The data below holds the lines to copy: everything from the line containing "Recreate this image" to the line containing "at least one", both ends included, set down exactly.
━━━━━ Data section
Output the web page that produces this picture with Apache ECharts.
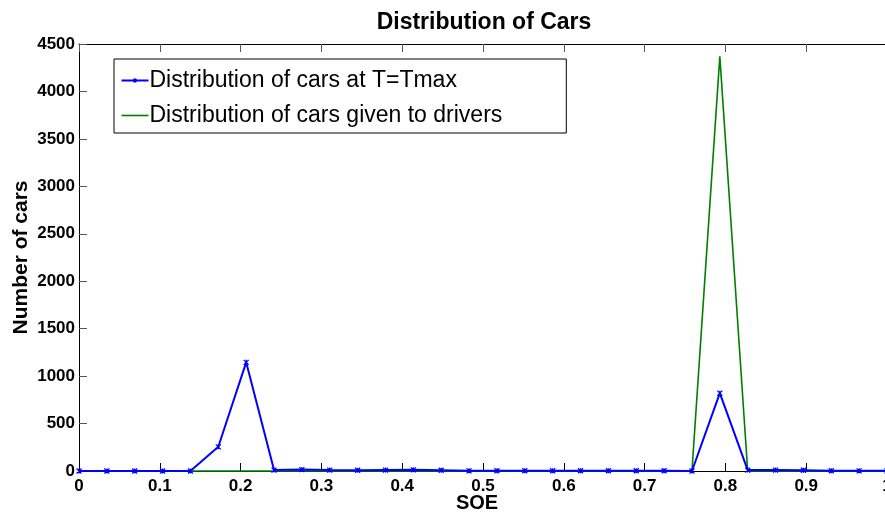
━━━━━━━━━━
━━━━━ Data section
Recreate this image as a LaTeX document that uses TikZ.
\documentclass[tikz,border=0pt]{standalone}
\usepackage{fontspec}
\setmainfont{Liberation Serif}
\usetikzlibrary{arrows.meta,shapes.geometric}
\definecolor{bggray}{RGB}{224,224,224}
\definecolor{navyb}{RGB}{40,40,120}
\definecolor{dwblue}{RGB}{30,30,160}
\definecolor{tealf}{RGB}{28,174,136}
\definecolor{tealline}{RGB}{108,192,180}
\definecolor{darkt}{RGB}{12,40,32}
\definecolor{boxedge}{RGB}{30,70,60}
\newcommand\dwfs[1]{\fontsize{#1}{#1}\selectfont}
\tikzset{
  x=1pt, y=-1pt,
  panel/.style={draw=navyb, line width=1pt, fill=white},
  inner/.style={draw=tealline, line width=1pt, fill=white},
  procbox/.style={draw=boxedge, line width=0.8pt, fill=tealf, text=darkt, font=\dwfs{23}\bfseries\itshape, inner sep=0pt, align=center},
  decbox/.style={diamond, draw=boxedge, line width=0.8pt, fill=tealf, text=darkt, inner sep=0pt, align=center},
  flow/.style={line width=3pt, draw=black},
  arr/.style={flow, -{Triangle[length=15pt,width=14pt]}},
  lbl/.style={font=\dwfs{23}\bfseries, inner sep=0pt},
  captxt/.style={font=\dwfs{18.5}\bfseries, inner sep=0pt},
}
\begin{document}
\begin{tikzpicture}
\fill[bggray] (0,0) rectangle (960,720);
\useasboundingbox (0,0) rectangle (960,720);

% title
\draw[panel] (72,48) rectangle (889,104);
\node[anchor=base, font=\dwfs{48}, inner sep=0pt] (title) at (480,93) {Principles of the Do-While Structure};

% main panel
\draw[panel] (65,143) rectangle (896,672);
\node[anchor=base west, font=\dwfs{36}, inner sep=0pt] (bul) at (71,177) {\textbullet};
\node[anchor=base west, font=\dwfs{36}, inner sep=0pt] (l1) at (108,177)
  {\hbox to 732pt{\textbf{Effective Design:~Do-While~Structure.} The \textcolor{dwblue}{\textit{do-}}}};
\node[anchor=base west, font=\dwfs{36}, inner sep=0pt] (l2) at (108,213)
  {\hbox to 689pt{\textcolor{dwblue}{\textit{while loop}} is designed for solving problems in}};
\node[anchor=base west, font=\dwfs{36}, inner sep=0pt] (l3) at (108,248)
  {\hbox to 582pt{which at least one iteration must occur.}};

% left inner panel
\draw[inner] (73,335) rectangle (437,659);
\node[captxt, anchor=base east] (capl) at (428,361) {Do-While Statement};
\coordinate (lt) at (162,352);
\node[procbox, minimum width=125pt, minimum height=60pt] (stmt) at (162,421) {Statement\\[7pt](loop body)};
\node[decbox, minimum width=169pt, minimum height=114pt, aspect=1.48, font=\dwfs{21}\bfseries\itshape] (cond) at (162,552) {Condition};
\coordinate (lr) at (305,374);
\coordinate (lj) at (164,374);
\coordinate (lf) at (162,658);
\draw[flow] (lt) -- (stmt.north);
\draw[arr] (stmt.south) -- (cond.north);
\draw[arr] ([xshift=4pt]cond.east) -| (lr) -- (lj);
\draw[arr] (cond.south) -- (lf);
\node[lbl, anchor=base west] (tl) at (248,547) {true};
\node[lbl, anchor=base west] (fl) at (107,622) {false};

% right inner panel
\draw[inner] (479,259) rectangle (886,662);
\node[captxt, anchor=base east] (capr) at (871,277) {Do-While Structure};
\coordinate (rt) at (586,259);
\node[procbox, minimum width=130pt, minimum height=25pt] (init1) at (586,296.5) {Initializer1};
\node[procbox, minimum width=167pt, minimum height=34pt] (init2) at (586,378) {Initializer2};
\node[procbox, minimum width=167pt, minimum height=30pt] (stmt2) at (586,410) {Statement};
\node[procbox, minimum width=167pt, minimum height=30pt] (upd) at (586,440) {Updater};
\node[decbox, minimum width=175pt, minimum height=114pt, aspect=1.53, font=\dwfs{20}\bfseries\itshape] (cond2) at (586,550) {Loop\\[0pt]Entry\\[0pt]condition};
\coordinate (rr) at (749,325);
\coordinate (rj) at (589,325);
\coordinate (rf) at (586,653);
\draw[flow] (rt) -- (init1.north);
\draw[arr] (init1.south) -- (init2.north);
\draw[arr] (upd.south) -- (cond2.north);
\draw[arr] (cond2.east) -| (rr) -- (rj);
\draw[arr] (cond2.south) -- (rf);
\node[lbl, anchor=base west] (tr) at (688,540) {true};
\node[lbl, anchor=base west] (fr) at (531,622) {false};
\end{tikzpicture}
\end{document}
━━━━━━━━━━
━━━━━ Data section
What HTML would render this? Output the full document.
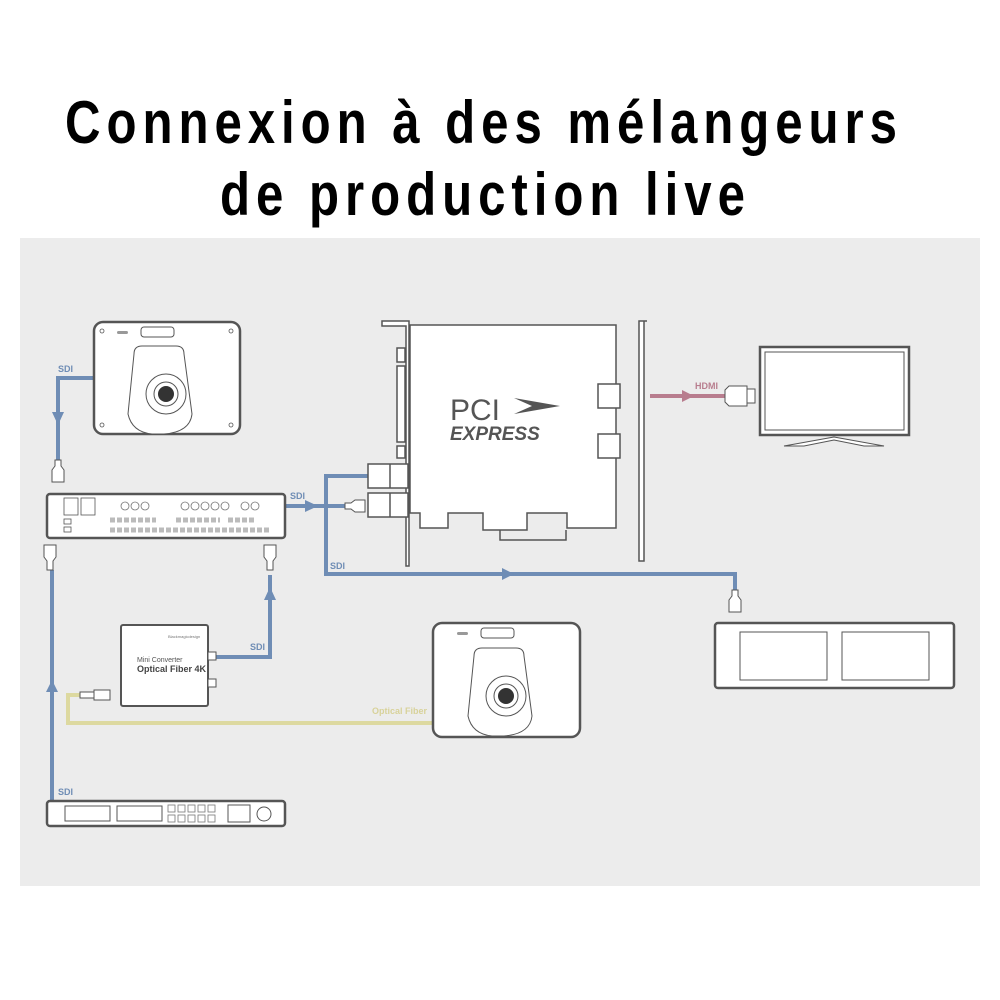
━━━━━━━━━━
• **Result for this task**:
Recreate this image as a LaTeX document that uses TikZ.
\documentclass[tikz,border=0pt]{standalone}
\usepackage{fontspec}
\setmainfont{Liberation Serif}
\usetikzlibrary{arrows.meta,shapes.geometric}
\definecolor{bggray}{RGB}{224,224,224}
\definecolor{navyb}{RGB}{40,40,120}
\definecolor{dwblue}{RGB}{30,30,160}
\definecolor{tealf}{RGB}{28,174,136}
\definecolor{tealline}{RGB}{108,192,180}
\definecolor{darkt}{RGB}{12,40,32}
\definecolor{boxedge}{RGB}{30,70,60}
\newcommand\dwfs[1]{\fontsize{#1}{#1}\selectfont}
\tikzset{
  x=1pt, y=-1pt,
  panel/.style={draw=navyb, line width=1pt, fill=white},
  inner/.style={draw=tealline, line width=1pt, fill=white},
  procbox/.style={draw=boxedge, line width=0.8pt, fill=tealf, text=darkt, font=\dwfs{23}\bfseries\itshape, inner sep=0pt, align=center},
  decbox/.style={diamond, draw=boxedge, line width=0.8pt, fill=tealf, text=darkt, inner sep=0pt, align=center},
  flow/.style={line width=3pt, draw=black},
  arr/.style={flow, -{Triangle[length=15pt,width=14pt]}},
  lbl/.style={font=\dwfs{23}\bfseries, inner sep=0pt},
  captxt/.style={font=\dwfs{18.5}\bfseries, inner sep=0pt},
}
\begin{document}
\begin{tikzpicture}
\fill[bggray] (0,0) rectangle (960,720);
\useasboundingbox (0,0) rectangle (960,720);

% title
\draw[panel] (72,48) rectangle (889,104);
\node[anchor=base, font=\dwfs{48}, inner sep=0pt] (title) at (480,93) {Principles of the Do-While Structure};

% main panel
\draw[panel] (65,143) rectangle (896,672);
\node[anchor=base west, font=\dwfs{36}, inner sep=0pt] (bul) at (71,177) {\textbullet};
\node[anchor=base west, font=\dwfs{36}, inner sep=0pt] (l1) at (108,177)
  {\hbox to 732pt{\textbf{Effective Design:~Do-While~Structure.} The \textcolor{dwblue}{\textit{do-}}}};
\node[anchor=base west, font=\dwfs{36}, inner sep=0pt] (l2) at (108,213)
  {\hbox to 689pt{\textcolor{dwblue}{\textit{while loop}} is designed for solving problems in}};
\node[anchor=base west, font=\dwfs{36}, inner sep=0pt] (l3) at (108,248)
  {\hbox to 582pt{which at least one iteration must occur.}};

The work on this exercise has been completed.